Which lines hold the word "React"? Copy each of them.

* Exercise inputs
-=-=-=-=-

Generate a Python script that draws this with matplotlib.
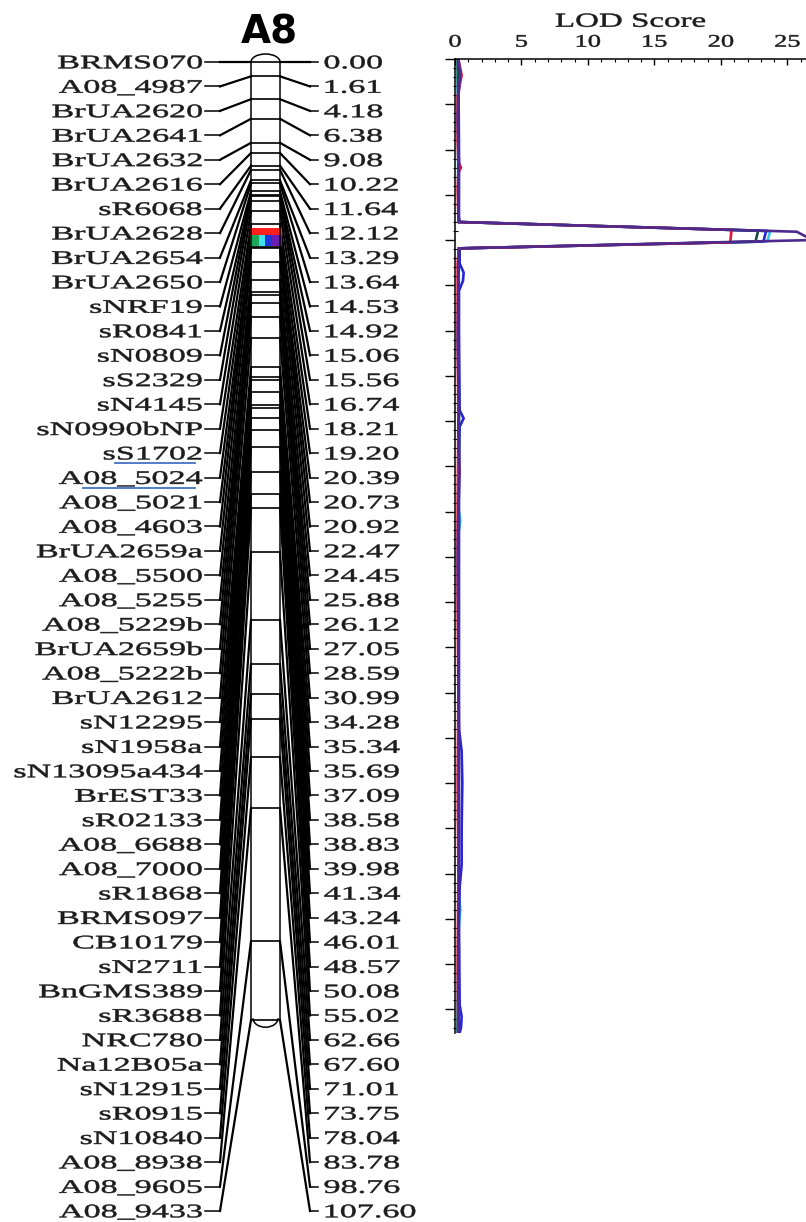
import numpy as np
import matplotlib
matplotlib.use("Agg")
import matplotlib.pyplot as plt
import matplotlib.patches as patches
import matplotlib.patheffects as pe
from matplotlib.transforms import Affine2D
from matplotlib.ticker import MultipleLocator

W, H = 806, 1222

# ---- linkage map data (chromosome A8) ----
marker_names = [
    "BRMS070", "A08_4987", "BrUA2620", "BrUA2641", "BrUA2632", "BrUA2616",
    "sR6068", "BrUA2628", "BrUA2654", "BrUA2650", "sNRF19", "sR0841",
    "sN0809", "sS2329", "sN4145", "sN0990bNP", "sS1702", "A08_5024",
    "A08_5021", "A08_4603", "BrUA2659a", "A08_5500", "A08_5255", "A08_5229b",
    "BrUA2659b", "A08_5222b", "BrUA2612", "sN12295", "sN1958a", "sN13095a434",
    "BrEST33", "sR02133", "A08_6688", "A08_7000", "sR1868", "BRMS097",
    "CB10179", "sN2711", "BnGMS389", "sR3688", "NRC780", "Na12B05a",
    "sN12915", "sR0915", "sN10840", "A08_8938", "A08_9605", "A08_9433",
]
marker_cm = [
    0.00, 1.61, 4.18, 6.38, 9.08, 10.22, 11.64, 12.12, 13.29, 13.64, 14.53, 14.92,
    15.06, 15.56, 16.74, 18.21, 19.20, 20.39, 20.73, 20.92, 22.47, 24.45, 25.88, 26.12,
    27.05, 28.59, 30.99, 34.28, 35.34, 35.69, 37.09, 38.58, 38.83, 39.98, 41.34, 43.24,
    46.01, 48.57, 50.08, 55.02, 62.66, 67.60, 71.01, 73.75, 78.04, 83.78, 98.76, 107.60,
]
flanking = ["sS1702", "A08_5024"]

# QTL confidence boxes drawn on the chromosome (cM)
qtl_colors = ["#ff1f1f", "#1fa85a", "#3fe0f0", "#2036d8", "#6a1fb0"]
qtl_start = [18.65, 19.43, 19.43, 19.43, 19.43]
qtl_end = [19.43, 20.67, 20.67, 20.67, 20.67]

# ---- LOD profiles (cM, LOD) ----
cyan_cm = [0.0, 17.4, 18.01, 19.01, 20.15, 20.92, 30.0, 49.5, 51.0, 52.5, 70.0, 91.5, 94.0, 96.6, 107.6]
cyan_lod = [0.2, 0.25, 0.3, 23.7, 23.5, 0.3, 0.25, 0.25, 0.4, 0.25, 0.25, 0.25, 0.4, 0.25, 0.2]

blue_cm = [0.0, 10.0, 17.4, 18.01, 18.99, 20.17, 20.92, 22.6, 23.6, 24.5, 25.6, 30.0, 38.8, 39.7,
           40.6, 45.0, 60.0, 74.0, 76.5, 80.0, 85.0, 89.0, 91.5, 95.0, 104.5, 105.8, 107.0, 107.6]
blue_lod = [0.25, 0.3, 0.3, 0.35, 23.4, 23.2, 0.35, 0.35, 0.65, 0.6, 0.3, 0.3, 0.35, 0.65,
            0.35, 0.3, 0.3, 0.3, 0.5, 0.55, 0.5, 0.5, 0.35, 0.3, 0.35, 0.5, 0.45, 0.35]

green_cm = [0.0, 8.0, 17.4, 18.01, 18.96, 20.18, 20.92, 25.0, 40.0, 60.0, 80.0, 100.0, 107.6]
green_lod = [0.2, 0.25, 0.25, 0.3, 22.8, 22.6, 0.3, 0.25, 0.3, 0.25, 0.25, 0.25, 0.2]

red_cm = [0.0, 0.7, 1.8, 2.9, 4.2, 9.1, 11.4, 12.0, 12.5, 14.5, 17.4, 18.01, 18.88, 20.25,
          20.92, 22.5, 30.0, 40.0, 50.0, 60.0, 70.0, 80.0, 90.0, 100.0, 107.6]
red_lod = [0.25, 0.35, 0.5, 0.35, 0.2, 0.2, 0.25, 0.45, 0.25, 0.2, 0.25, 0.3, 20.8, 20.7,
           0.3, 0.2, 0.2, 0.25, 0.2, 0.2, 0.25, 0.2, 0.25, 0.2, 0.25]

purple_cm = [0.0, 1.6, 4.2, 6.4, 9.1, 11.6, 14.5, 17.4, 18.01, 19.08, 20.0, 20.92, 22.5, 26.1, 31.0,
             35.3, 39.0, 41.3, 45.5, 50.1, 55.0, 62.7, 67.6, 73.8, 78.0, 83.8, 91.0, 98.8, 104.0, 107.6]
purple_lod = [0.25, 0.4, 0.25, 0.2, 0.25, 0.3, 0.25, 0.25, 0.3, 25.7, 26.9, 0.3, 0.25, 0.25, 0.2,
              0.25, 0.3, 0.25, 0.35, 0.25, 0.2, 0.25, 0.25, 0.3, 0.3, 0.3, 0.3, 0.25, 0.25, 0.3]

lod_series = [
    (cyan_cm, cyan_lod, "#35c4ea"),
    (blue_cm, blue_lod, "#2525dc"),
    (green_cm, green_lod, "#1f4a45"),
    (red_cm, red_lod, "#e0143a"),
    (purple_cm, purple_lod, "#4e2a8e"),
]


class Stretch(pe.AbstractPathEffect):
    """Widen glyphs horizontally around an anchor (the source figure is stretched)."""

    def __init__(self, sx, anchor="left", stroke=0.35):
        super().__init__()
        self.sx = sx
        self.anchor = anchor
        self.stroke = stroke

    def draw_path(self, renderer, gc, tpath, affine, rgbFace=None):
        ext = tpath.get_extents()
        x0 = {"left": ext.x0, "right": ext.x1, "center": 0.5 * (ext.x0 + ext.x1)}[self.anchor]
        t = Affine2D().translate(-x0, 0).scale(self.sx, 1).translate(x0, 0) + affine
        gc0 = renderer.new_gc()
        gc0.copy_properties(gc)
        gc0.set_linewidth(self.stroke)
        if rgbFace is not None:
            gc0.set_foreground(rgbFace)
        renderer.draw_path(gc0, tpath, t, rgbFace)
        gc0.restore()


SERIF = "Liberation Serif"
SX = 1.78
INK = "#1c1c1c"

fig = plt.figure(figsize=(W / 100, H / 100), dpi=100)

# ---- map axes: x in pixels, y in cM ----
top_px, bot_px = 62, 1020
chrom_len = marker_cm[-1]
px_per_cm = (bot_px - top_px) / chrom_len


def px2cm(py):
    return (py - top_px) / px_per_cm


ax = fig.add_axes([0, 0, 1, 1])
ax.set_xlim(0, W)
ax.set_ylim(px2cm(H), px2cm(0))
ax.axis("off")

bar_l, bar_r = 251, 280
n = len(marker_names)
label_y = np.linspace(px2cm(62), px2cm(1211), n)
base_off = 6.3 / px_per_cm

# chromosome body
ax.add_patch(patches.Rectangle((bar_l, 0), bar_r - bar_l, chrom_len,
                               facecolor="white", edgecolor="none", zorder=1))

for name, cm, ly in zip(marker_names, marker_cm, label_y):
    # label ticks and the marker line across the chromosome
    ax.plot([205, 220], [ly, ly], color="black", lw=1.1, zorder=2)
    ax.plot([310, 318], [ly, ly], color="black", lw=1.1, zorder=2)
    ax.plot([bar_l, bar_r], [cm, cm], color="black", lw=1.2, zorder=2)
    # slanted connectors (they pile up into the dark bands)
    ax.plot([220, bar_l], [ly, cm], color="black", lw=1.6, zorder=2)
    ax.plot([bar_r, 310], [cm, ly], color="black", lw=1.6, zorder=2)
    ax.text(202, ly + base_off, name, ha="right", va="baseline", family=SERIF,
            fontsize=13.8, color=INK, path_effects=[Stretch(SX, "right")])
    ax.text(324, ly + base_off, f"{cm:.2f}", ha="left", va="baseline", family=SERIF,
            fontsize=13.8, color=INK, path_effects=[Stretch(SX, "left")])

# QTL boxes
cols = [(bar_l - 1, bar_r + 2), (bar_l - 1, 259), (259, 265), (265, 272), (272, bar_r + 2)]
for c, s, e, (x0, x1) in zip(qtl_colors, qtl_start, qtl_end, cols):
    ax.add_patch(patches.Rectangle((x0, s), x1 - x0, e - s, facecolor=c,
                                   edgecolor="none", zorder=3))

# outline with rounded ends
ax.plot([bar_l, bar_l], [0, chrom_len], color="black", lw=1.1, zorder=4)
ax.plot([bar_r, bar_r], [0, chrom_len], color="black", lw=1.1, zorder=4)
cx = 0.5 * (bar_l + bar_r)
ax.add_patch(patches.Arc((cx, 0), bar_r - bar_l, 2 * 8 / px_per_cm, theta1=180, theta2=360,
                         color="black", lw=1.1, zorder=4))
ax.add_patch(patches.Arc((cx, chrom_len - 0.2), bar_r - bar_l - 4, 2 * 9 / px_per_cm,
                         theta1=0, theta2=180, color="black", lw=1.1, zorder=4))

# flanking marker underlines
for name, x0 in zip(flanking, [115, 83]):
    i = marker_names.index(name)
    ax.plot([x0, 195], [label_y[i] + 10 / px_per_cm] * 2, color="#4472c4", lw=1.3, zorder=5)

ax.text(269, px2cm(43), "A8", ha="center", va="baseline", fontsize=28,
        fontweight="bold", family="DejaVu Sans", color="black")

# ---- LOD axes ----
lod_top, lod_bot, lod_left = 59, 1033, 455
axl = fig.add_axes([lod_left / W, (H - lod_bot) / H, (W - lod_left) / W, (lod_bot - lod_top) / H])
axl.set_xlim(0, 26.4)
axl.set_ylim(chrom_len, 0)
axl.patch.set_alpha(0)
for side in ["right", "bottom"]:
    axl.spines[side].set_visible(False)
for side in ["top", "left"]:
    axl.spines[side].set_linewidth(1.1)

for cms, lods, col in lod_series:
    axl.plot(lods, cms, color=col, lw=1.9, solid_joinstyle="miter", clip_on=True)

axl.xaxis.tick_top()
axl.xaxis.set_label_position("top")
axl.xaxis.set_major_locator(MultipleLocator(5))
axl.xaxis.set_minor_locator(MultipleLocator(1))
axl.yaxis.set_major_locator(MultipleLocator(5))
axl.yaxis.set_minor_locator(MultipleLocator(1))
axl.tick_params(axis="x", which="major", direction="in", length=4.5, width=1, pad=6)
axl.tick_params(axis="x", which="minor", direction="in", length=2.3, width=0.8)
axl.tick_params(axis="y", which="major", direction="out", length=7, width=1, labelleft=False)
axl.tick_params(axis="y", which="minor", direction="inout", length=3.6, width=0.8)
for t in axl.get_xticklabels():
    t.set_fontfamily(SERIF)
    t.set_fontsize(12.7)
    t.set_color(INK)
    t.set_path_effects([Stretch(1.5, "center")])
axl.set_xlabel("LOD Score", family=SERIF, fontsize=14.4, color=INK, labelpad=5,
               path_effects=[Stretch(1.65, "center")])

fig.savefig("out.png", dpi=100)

-=-=-=-=-

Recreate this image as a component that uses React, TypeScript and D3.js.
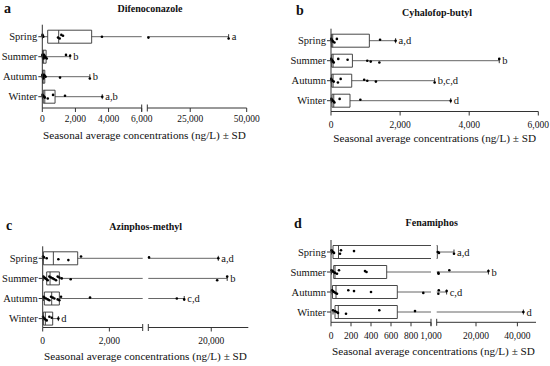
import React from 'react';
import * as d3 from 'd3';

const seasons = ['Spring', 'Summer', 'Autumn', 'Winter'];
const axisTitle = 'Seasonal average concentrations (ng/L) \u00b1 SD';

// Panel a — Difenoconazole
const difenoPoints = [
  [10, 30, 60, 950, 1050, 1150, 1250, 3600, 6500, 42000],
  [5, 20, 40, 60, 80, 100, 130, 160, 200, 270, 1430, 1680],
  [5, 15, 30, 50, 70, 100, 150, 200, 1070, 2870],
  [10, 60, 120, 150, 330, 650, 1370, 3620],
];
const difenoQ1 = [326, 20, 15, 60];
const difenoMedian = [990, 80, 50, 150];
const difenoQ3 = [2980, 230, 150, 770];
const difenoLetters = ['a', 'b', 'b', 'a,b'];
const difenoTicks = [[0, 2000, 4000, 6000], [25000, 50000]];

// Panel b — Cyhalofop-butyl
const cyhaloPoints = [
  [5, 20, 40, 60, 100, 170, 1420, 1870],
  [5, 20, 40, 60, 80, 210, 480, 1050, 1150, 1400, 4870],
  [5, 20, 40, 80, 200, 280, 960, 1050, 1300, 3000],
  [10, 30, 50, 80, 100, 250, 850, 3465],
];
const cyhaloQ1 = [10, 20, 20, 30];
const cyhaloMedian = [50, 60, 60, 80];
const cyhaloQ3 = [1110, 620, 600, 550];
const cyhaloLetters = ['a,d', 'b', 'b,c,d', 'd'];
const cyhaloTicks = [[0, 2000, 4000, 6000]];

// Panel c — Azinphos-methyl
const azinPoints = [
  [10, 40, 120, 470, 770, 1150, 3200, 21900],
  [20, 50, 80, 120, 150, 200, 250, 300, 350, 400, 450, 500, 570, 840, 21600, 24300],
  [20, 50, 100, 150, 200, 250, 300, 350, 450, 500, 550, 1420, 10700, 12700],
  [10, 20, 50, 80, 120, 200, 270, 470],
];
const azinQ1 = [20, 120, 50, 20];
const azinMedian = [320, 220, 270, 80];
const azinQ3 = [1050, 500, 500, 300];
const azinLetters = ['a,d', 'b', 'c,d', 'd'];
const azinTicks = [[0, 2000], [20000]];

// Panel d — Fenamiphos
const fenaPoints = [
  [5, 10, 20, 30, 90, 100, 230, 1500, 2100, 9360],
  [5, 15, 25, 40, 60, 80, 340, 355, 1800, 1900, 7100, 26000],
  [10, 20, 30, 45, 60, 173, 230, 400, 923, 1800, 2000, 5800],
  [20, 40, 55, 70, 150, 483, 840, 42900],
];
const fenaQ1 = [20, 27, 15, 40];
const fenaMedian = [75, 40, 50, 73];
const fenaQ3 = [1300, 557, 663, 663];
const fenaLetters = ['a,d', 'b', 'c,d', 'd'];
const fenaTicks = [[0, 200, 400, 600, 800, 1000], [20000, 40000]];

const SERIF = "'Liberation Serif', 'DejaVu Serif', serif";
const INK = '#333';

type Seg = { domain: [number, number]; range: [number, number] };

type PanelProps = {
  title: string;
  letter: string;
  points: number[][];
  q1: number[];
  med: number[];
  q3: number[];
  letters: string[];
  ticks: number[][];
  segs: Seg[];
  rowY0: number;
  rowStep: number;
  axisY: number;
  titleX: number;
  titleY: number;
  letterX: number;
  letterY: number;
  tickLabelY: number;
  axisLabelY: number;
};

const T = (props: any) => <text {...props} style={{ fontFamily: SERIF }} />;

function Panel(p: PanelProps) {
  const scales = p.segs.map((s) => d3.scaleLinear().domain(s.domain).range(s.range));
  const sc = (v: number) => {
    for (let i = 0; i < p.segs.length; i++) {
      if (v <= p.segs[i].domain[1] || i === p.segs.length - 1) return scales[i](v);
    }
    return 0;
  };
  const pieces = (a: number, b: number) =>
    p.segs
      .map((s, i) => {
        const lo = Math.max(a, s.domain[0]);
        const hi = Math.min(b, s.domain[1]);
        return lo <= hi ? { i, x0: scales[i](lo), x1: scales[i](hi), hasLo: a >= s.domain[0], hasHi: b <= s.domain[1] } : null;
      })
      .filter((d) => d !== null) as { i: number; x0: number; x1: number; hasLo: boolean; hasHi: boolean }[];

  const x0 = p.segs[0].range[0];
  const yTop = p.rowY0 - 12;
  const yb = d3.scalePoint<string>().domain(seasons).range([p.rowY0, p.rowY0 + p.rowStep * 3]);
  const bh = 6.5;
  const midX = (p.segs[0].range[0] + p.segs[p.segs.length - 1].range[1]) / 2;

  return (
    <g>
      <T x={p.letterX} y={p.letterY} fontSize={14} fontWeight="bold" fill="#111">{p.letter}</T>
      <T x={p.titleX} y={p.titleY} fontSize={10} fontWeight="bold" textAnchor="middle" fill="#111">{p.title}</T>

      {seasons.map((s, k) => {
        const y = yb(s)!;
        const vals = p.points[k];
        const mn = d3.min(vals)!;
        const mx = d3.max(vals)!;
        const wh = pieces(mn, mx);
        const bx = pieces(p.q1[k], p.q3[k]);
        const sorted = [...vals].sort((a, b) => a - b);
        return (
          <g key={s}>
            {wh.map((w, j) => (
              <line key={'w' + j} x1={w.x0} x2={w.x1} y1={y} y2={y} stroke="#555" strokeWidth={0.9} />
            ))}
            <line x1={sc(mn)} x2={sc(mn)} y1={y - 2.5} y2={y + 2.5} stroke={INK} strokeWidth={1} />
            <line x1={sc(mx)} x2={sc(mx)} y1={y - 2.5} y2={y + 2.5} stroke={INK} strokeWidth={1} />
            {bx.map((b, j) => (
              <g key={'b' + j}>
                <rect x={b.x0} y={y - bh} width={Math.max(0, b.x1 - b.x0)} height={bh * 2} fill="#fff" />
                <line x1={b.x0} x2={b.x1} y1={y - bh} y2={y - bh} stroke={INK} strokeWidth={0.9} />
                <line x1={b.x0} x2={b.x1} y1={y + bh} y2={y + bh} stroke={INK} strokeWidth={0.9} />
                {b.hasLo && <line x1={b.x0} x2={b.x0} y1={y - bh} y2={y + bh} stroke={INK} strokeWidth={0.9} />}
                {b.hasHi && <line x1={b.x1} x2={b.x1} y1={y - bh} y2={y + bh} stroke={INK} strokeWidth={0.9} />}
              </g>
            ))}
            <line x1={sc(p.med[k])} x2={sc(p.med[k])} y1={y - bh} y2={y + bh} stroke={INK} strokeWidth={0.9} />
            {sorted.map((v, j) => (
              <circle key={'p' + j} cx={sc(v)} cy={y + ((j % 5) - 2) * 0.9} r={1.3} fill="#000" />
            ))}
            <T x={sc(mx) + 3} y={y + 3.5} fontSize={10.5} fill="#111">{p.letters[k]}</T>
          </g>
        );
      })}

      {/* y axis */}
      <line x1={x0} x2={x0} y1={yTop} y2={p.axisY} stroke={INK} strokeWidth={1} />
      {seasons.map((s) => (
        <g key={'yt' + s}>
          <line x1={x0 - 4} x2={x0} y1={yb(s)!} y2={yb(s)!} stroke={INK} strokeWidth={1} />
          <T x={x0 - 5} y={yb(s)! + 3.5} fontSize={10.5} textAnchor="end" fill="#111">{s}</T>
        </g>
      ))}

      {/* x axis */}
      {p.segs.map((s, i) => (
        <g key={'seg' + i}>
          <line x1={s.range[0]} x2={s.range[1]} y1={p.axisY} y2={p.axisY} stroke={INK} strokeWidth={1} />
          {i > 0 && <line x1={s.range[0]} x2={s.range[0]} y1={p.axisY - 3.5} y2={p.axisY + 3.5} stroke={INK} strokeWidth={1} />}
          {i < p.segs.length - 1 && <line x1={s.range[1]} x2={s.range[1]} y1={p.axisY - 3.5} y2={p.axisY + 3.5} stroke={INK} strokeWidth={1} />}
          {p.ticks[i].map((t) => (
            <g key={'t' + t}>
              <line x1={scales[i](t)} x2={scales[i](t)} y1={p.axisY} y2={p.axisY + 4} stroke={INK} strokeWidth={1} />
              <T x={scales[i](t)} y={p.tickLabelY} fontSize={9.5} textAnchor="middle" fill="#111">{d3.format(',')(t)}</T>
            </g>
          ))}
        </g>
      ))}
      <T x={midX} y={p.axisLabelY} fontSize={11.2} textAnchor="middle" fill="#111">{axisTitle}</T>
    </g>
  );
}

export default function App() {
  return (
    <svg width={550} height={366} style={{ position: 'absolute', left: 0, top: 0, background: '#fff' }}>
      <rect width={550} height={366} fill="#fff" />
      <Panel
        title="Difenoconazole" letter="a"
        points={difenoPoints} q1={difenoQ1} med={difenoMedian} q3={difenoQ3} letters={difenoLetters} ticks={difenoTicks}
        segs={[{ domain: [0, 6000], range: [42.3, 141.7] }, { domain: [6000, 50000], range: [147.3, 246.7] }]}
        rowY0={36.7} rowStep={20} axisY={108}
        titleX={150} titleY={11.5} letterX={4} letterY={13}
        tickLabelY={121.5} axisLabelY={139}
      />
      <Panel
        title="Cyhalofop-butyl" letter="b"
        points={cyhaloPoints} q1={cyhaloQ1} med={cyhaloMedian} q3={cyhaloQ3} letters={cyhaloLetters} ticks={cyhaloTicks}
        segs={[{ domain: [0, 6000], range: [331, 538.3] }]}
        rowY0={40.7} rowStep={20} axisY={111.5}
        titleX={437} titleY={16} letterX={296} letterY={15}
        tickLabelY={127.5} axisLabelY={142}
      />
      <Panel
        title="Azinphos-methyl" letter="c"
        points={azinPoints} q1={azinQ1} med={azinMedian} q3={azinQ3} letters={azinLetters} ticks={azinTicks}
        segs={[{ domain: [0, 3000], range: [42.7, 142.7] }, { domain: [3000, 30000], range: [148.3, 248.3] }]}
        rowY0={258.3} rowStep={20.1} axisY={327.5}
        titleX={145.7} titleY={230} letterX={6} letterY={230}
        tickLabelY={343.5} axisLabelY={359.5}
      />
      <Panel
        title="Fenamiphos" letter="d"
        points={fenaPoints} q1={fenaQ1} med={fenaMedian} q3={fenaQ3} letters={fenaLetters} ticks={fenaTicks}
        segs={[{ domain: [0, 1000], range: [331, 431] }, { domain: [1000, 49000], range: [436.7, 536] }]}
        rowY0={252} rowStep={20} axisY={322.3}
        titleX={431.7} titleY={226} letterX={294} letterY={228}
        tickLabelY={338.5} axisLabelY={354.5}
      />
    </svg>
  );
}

-=-=-=-=-

* Final result
Recreate this image as a component that uses React, TypeScript and D3.js.
import React from 'react';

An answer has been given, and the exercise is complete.